Here's an excerpt of the opinion:
The law is clear that the Federal Government cannot indefinitely detain foreign nationals while it seeks to repatriate them, when there is no significant likelihood of repatriation in the reasonably foreseeable future. This principle emanates from our Constitution’s core value of rejecting arbitrary restraints on individual liberty. The issue the Court now resolves is whether there is such a likelihood of repatriation for scores of Iraqi nationals whom the Government has detained for an extended period—many for well over a year—while it engages in a diplomatic dialogue with Iraq that has yet to produce any clear agreement on repatriation. In fact, the weight of the evidence actually uncovered during discovery shows that Iraq will not take back individuals who will not voluntarily agree to return. This means that the Iraqi detainees could remain locked up indefinitely—many in local jails—whether their challenges to their orders of removal are exhausted or on-going. More evidence confirming Iraq’s refusal to repatriate might well exist, but the Government has acted ignobly in this case, by failing to comply with court orders, submitting demonstrably false declarations of Government officials, and otherwise violating its litigation obligations—all of which impels this Court to impose sanctions.
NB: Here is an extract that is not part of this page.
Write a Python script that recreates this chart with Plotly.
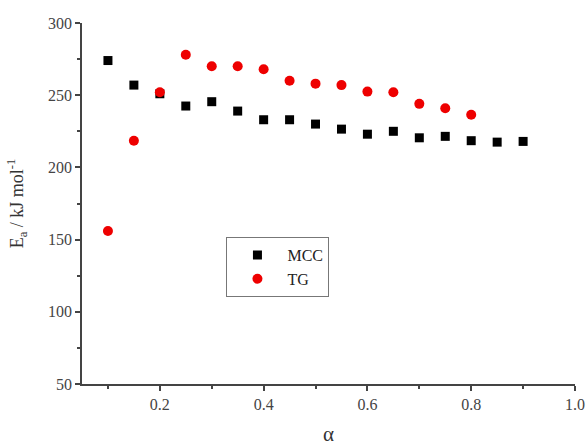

Many of the roughly 120 Iraqis who were detained last year are Chaldean Christians who live in Michigan. U.S. District Judge Mark Goldsmith says government attorneys withheld evidence that Iraq wouldn't take them back and violated court orders to prolong the discovery process.
Attorney Kimberly Scott of Miller Canfield worked on the case to free the detainees.
"The unnecessary suffering that's happened to the individuals in this community is horrifying," she says.
Within 30 days, the government must release those it has been holding for more than six months, unless there's a strong special justification, which usually means the safety of the community. Many of the detainees didn't commit crimes, other than staying in the U.S. after losing asylum appeals.